**Description of the task**
Type out the complete listing below word for word, without its pictures.

**Recorded information**

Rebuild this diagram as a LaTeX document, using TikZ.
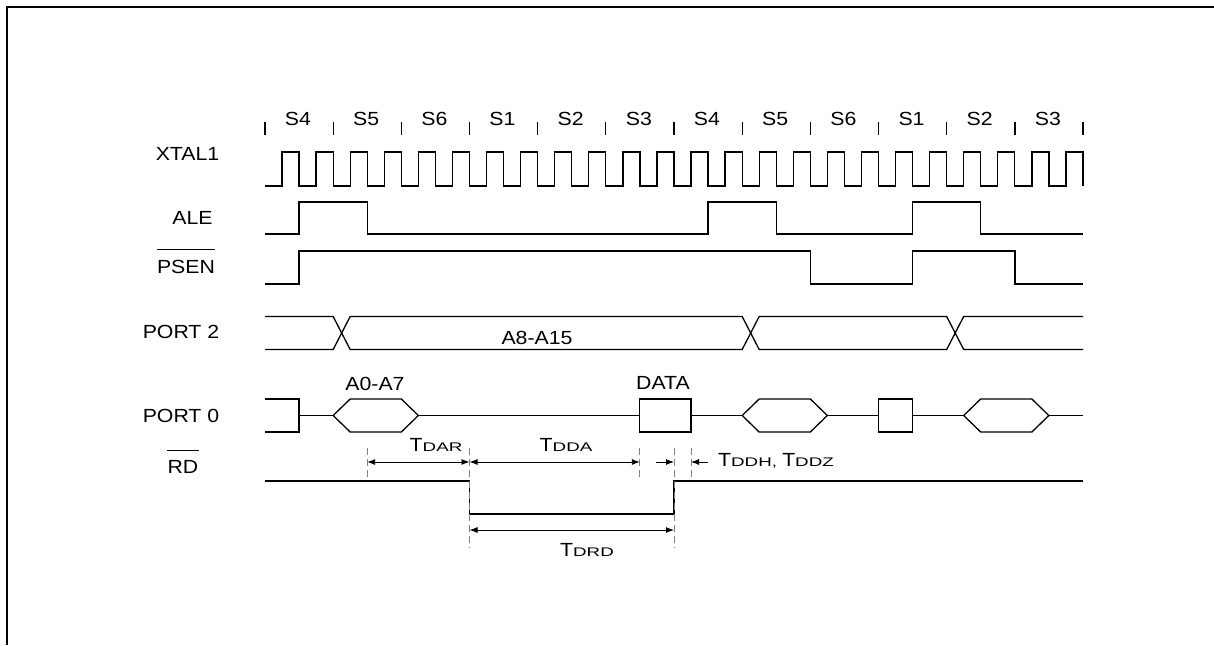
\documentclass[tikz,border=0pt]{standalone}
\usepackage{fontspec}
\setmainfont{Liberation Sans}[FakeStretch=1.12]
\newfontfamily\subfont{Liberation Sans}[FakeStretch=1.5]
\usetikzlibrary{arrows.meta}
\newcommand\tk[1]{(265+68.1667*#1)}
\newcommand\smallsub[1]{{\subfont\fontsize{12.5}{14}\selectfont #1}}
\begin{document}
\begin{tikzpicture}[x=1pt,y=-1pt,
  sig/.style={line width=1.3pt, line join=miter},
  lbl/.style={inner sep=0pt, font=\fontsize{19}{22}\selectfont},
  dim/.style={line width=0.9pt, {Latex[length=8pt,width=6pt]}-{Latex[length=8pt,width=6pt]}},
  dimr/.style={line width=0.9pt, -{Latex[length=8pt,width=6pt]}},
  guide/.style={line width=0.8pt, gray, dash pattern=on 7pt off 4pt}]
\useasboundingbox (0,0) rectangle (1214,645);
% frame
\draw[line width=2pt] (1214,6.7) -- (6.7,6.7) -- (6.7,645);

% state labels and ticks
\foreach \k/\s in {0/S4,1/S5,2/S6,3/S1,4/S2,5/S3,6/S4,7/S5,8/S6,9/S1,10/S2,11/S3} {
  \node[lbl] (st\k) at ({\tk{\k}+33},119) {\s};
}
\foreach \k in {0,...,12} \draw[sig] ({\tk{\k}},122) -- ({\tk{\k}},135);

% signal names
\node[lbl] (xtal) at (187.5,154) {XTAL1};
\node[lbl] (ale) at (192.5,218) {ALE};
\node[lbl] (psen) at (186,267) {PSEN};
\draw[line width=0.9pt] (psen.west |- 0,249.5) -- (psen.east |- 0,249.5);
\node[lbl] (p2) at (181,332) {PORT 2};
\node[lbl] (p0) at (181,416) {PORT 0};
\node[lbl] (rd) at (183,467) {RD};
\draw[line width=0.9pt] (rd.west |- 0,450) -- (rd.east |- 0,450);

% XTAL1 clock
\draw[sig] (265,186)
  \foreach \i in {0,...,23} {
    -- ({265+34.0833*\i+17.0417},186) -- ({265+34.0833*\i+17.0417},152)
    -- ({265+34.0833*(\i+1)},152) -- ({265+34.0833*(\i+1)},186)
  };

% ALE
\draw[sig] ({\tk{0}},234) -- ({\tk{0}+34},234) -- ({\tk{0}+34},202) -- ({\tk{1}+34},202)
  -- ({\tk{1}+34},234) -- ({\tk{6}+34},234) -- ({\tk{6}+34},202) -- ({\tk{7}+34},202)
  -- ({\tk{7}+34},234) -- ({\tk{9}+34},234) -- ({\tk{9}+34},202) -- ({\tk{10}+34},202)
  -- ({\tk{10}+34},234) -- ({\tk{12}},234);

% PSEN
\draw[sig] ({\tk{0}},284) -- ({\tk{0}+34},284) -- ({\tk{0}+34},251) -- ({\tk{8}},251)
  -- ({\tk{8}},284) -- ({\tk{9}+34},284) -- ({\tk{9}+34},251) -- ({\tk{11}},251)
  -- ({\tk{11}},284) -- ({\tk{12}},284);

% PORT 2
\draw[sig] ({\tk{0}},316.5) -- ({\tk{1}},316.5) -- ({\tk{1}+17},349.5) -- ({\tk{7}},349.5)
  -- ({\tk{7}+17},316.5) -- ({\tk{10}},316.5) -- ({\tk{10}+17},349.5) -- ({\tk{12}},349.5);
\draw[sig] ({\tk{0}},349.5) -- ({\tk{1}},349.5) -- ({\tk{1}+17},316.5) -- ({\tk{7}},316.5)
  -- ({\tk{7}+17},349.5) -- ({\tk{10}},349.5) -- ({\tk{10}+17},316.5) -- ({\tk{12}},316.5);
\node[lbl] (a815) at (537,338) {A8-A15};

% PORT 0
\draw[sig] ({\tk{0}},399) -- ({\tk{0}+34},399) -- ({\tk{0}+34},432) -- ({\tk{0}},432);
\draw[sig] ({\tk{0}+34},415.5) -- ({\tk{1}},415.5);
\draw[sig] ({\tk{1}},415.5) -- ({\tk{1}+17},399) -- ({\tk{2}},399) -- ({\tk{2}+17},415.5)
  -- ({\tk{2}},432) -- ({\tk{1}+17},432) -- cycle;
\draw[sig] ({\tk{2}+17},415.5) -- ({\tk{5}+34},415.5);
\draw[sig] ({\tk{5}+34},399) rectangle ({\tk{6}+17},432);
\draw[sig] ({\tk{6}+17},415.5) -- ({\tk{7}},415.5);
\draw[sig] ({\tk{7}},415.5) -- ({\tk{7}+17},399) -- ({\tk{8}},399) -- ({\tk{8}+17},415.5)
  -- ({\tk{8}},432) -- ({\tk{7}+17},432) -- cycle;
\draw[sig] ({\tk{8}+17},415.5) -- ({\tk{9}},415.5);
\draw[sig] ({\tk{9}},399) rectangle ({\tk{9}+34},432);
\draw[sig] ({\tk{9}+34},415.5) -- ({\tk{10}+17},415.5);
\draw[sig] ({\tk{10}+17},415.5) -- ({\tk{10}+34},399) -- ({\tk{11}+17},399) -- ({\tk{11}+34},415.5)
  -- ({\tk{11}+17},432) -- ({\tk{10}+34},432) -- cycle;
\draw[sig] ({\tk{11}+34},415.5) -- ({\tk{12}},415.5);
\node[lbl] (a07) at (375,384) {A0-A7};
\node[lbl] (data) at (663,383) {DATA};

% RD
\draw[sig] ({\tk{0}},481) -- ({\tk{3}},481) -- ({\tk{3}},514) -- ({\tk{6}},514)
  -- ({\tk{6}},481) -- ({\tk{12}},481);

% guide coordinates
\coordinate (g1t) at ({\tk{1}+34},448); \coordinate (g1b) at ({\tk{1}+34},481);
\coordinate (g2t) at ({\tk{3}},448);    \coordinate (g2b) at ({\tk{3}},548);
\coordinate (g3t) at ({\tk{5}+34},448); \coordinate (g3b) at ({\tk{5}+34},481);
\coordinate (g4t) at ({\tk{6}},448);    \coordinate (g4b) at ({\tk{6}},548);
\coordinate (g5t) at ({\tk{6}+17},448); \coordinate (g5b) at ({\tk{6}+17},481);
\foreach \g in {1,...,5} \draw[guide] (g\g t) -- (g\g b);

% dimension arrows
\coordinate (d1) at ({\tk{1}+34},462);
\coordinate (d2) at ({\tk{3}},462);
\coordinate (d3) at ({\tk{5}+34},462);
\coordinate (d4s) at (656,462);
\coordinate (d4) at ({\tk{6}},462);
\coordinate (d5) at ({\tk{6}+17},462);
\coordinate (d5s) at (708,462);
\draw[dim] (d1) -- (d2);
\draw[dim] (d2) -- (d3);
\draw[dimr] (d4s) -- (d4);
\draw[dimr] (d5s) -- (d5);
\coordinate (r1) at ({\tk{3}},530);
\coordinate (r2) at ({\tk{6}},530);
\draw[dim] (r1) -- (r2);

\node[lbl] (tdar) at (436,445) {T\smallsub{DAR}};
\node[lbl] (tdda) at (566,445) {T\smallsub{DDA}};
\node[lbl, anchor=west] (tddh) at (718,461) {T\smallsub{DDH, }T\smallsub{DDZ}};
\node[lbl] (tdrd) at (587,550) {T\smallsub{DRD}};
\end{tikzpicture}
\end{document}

**Output of the task**
Rebuild this diagram as a LaTeX document, using TikZ.
\documentclass[tikz,border=0pt]{standalone}
\usepackage{fontspec}
\setmainfont{Liberation Sans}[FakeStretch=1.12]
\newfontfamily\subfont{Liberation Sans}[FakeStretch=1.5]
\usetikzlibrary{arrows.meta}
\newcommand\tk[1]{(265+68.1667*#1)}
\newcommand\smallsub[1]{{\subfont\fontsize{12.5}{14}\selectfont #1}}
\begin{document}
\begin{tikzpicture}[x=1pt,y=-1pt,
  sig/.style={line width=1.3pt, line join=miter},
  lbl/.style={inner sep=0pt, font=\fontsize{19}{22}\selectfont},
  dim/.style={line width=0.9pt, {Latex[length=8pt,width=6pt]}-{Latex[length=8pt,width=6pt]}},
  dimr/.style={line width=0.9pt, -{Latex[length=8pt,width=6pt]}},
  guide/.style={line width=0.8pt, gray, dash pattern=on 7pt off 4pt}]
\useasboundingbox (0,0) rectangle (1214,645);
% frame
\draw[line width=2pt] (1214,6.7) -- (6.7,6.7) -- (6.7,645);

% state labels and ticks
\foreach \k/\s in {0/S4,1/S5,2/S6,3/S1,4/S2,5/S3,6/S4,7/S5,8/S6,9/S1,10/S2,11/S3} {
  \node[lbl] (st\k) at ({\tk{\k}+33},119) {\s};
}
\foreach \k in {0,...,12} \draw[sig] ({\tk{\k}},122) -- ({\tk{\k}},135);

% signal names
\node[lbl] (xtal) at (187.5,154) {XTAL1};
\node[lbl] (ale) at (192.5,218) {ALE};
\node[lbl] (psen) at (186,267) {PSEN};
\draw[line width=0.9pt] (psen.west |- 0,249.5) -- (psen.east |- 0,249.5);
\node[lbl] (p2) at (181,332) {PORT 2};
\node[lbl] (p0) at (181,416) {PORT 0};
\node[lbl] (rd) at (183,467) {RD};
\draw[line width=0.9pt] (rd.west |- 0,450) -- (rd.east |- 0,450);

% XTAL1 clock
\draw[sig] (265,186)
  \foreach \i in {0,...,23} {
    -- ({265+34.0833*\i+17.0417},186) -- ({265+34.0833*\i+17.0417},152)
    -- ({265+34.0833*(\i+1)},152) -- ({265+34.0833*(\i+1)},186)
  };

% ALE
\draw[sig] ({\tk{0}},234) -- ({\tk{0}+34},234) -- ({\tk{0}+34},202) -- ({\tk{1}+34},202)
  -- ({\tk{1}+34},234) -- ({\tk{6}+34},234) -- ({\tk{6}+34},202) -- ({\tk{7}+34},202)
  -- ({\tk{7}+34},234) -- ({\tk{9}+34},234) -- ({\tk{9}+34},202) -- ({\tk{10}+34},202)
  -- ({\tk{10}+34},234) -- ({\tk{12}},234);

% PSEN
\draw[sig] ({\tk{0}},284) -- ({\tk{0}+34},284) -- ({\tk{0}+34},251) -- ({\tk{8}},251)
  -- ({\tk{8}},284) -- ({\tk{9}+34},284) -- ({\tk{9}+34},251) -- ({\tk{11}},251)
  -- ({\tk{11}},284) -- ({\tk{12}},284);

% PORT 2
\draw[sig] ({\tk{0}},316.5) -- ({\tk{1}},316.5) -- ({\tk{1}+17},349.5) -- ({\tk{7}},349.5)
  -- ({\tk{7}+17},316.5) -- ({\tk{10}},316.5) -- ({\tk{10}+17},349.5) -- ({\tk{12}},349.5);
\draw[sig] ({\tk{0}},349.5) -- ({\tk{1}},349.5) -- ({\tk{1}+17},316.5) -- ({\tk{7}},316.5)
  -- ({\tk{7}+17},349.5) -- ({\tk{10}},349.5) -- ({\tk{10}+17},316.5) -- ({\tk{12}},316.5);
\node[lbl] (a815) at (537,338) {A8-A15};

% PORT 0
\draw[sig] ({\tk{0}},399) -- ({\tk{0}+34},399) -- ({\tk{0}+34},432) -- ({\tk{0}},432);
\draw[sig] ({\tk{0}+34},415.5) -- ({\tk{1}},415.5);
\draw[sig] ({\tk{1}},415.5) -- ({\tk{1}+17},399) -- ({\tk{2}},399) -- ({\tk{2}+17},415.5)
  -- ({\tk{2}},432) -- ({\tk{1}+17},432) -- cycle;
\draw[sig] ({\tk{2}+17},415.5) -- ({\tk{5}+34},415.5);
\draw[sig] ({\tk{5}+34},399) rectangle ({\tk{6}+17},432);
\draw[sig] ({\tk{6}+17},415.5) -- ({\tk{7}},415.5);
\draw[sig] ({\tk{7}},415.5) -- ({\tk{7}+17},399) -- ({\tk{8}},399) -- ({\tk{8}+17},415.5)
  -- ({\tk{8}},432) -- ({\tk{7}+17},432) -- cycle;
\draw[sig] ({\tk{8}+17},415.5) -- ({\tk{9}},415.5);
\draw[sig] ({\tk{9}},399) rectangle ({\tk{9}+34},432);
\draw[sig] ({\tk{9}+34},415.5) -- ({\tk{10}+17},415.5);
\draw[sig] ({\tk{10}+17},415.5) -- ({\tk{10}+34},399) -- ({\tk{11}+17},399) -- ({\tk{11}+34},415.5)
  -- ({\tk{11}+17},432) -- ({\tk{10}+34},432) -- cycle;
\draw[sig] ({\tk{11}+34},415.5) -- ({\tk{12}},415.5);
\node[lbl] (a07) at (375,384) {A0-A7};
\node[lbl] (data) at (663,383) {DATA};

% RD
\draw[sig] ({\tk{0}},481) -- ({\tk{3}},481) -- ({\tk{3}},514) -- ({\tk{6}},514)
  -- ({\tk{6}},481) -- ({\tk{12}},481);

% guide coordinates
\coordinate (g1t) at ({\tk{1}+34},448); \coordinate (g1b) at ({\tk{1}+34},481);
\coordinate (g2t) at ({\tk{3}},448);    \coordinate (g2b) at ({\tk{3}},548);
\coordinate (g3t) at ({\tk{5}+34},448); \coordinate (g3b) at ({\tk{5}+34},481);
\coordinate (g4t) at ({\tk{6}},448);    \coordinate (g4b) at ({\tk{6}},548);
\coordinate (g5t) at ({\tk{6}+17},448); \coordinate (g5b) at ({\tk{6}+17},481);
\foreach \g in {1,...,5} \draw[guide] (g\g t) -- (g\g b);

% dimension arrows
\coordinate (d1) at ({\tk{1}+34},462);
\coordinate (d2) at ({\tk{3}},462);
\coordinate (d3) at ({\tk{5}+34},462);
\coordinate (d4s) at (656,462);
\coordinate (d4) at ({\tk{6}},462);
\coordinate (d5) at ({\tk{6}+17},462);
\coordinate (d5s) at (708,462);
\draw[dim] (d1) -- (d2);
\draw[dim] (d2) -- (d3);
\draw[dimr] (d4s) -- (d4);
\draw[dimr] (d5s) -- (d5);
\coordinate (r1) at ({\tk{3}},530);
\coordinate (r2) at ({\tk{6}},530);
\draw[dim] (r1) -- (r2);

\node[lbl] (tdar) at (436,445) {T\smallsub{DAR}};
\node[lbl] (tdda) at (566,445) {T\smallsub{DDA}};
\node[lbl, anchor=west] (tddh) at (718,461) {T\smallsub{DDH, }T\smallsub{DDZ}};
\node[lbl] (tdrd) at (587,550) {T\smallsub{DRD}};
\end{tikzpicture}
\end{document}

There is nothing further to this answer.